Hilde Drønen, CFO, tel +47 91 66 10 09

Important notice:

This announcement is not an offer for sale of securities in the United States or any other country. The securities referred to herein have not been registered under the U.S. Securities Act of 1933, as amended (the "U.S. Securities Act"), and may not be sold in the United States absent registration or pursuant to an exemption from registration under the U.S. Securities Act. DOF does not intend to register any portion of the offering of the securities in the United States. Any offering of securities will be made by means of a prospectus that may be obtained from DOF and that will contain detailed information about the company and the management, as well as financial statements. Copies of this announcement are not being made and may not be distributed or sent into the United States, Canada, Australia, Japan or any other jurisdiction in which such distribution would be unlawful or would require registration or other measures.
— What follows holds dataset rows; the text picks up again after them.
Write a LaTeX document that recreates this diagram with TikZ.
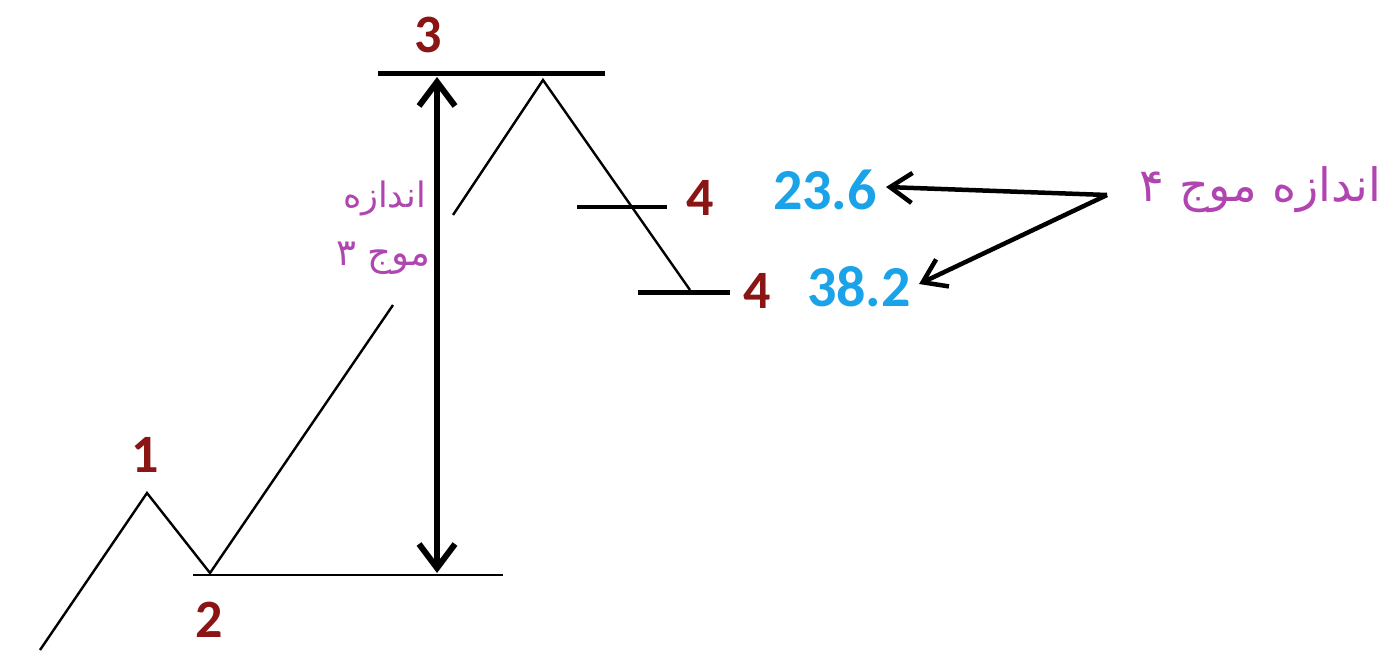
\documentclass[tikz,border=0pt]{standalone}
\usepackage{fontspec}
\setmainfont{Carlito}
\newfontfamily\farsi[Script=Arabic]{DejaVu Sans}
\TeXXeTstate=1
\usetikzlibrary{arrows.meta}
\definecolor{wred}{HTML}{8B1414}
\definecolor{wblue}{HTML}{1AA3E8}
\definecolor{wpurple}{HTML}{B044B0}
\tikzset{
  wave/.style={line width=2.4pt, black},
  level/.style={line width=5pt, black},
  lbl/.style={font=\bfseries\fontsize{54}{54}\selectfont, text=wred, inner sep=0pt},
  pct/.style={font=\bfseries\fontsize{58}{58}\selectfont, text=wblue, inner sep=0pt},
  fa/.style={text=wpurple, inner sep=0pt},
  arr/.style={line width=4.5pt, -{Straight Barb[length=22pt,width=30pt]}},
  darr/.style={line width=6pt, {Straight Barb[length=24pt,width=36pt]}-{Straight Barb[length=24pt,width=36pt]}}
}
\begin{document}
\begin{tikzpicture}[x=1pt,y=-1pt]
\useasboundingbox (0,0) rectangle (1384,653);
\fill[white] (0,0) rectangle (1384,653);
% wave path
\coordinate (w0) at (40,650);
\coordinate (w1) at (147,493);
\coordinate (w2) at (210,573);
\coordinate (w3a) at (393,305);
\coordinate (w3b) at (453,215);
\coordinate (w3) at (543,80);
\coordinate (w4) at (690,290);
\draw[wave] (w0) -- (w1) -- (w2) -- (w3a);
\draw[wave] (w3b) -- (w3) -- (w4);
% levels
\coordinate (b0) at (193,575); \coordinate (b1) at (503,575);
\draw[line width=2.2pt] (b0) -- (b1);
\coordinate (t0) at (378,73); \coordinate (t1) at (605,73);
\draw[level] (t0) -- (t1);
\coordinate (f0) at (577,207); \coordinate (f1) at (667,207);
\draw[line width=3.5pt] (f0) -- (f1);
\coordinate (g0) at (638,292); \coordinate (g1) at (730,292);
\draw[level] (g0) -- (g1);
% double arrow
\coordinate (dtop) at (437,77);
\coordinate (dbot) at (437,573);
\draw[darr] (dtop) -- (dbot);
% labels
\node[lbl] (l3) at (428,35) {3};
\node[lbl] (l1) at (145,455) {1};
\node[lbl] (l2) at (209,620) {2};
\node[lbl] (l4a) at (700,198) {4};
\node[lbl] (l4b) at (757,291) {4};
\node[pct] (p23) at (825,190) {23.6};
\node[pct] (p38) at (859,287) {38.2};
% persian text
\node[fa, anchor=east, font=\farsi\fontsize{46}{46}\selectfont] (fa4) at (1381,190) {\beginR اندازه موج ۴\endR};
\node[fa, anchor=east, font=\farsi\fontsize{35}{35}\selectfont] (fa3a) at (426,198) {\beginR اندازه\endR};
\node[fa, anchor=east, font=\farsi\fontsize{37}{37}\selectfont] (fa3b) at (431,258) {\beginR موج ۳\endR};
% arrows
\coordinate (src) at (1107,195);
\draw[arr] (src) -- ([xshift=9pt,yshift=3pt]p23.east);
\draw[arr] (src) -- ([xshift=8pt,yshift=3pt]p38.east);
\end{tikzpicture}
\end{document}
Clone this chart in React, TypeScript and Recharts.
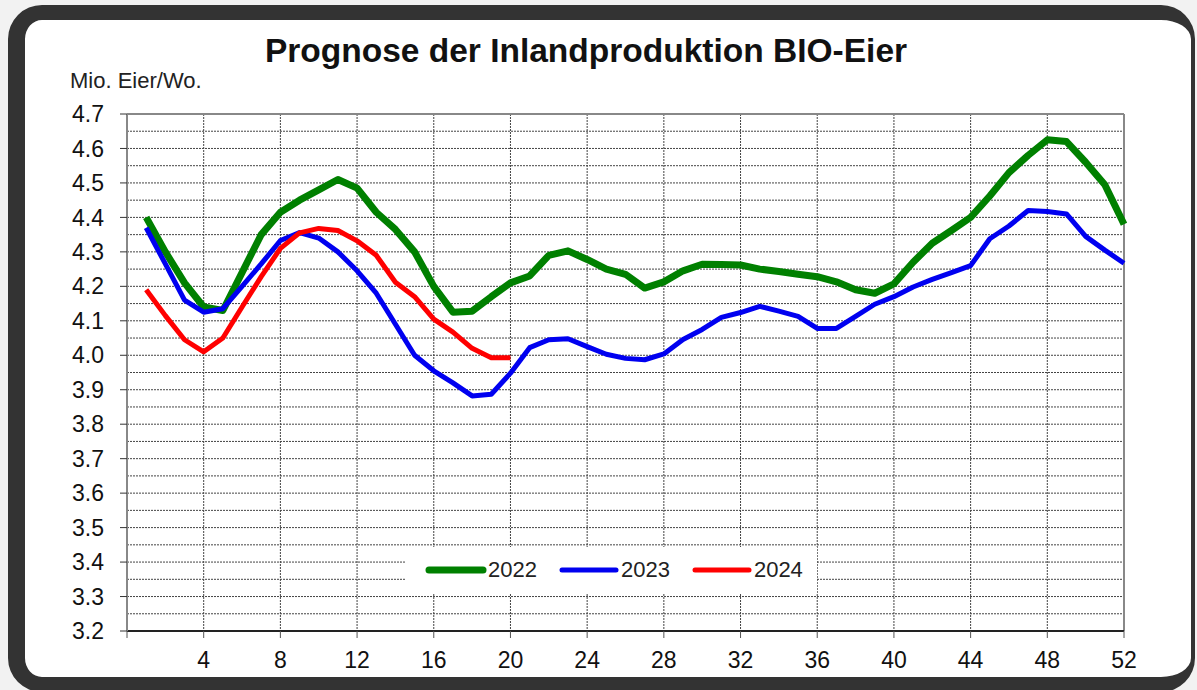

In any EEA Member State that has implemented Directive 2003/71/EC (together with any applicable implementing measures in any member State, the "Prospectus Directive"), this communication is only addressed to and is only directed at qualified investors in that Member State within the meaning of the Prospectus Directive, i.e. only to investors who can receive the offer without an approved prospectus in such EEA Member State.

This announcement is only directed at (a) persons who are outside the United Kingdom; or (b) investment professionals within the meaning of Article 19 of the Financial Services and Markets Act 2000 (Financial Promotion) Order 2005 (the "Order"); or (c) persons falling within Article 49(2)(a) to (d) of the Order; or (d) persons to whom any invitation or inducement to engage in investment activity can be communicated in circumstances where Section 21(1) of the Financial Services and Markets Act 2000 does not apply.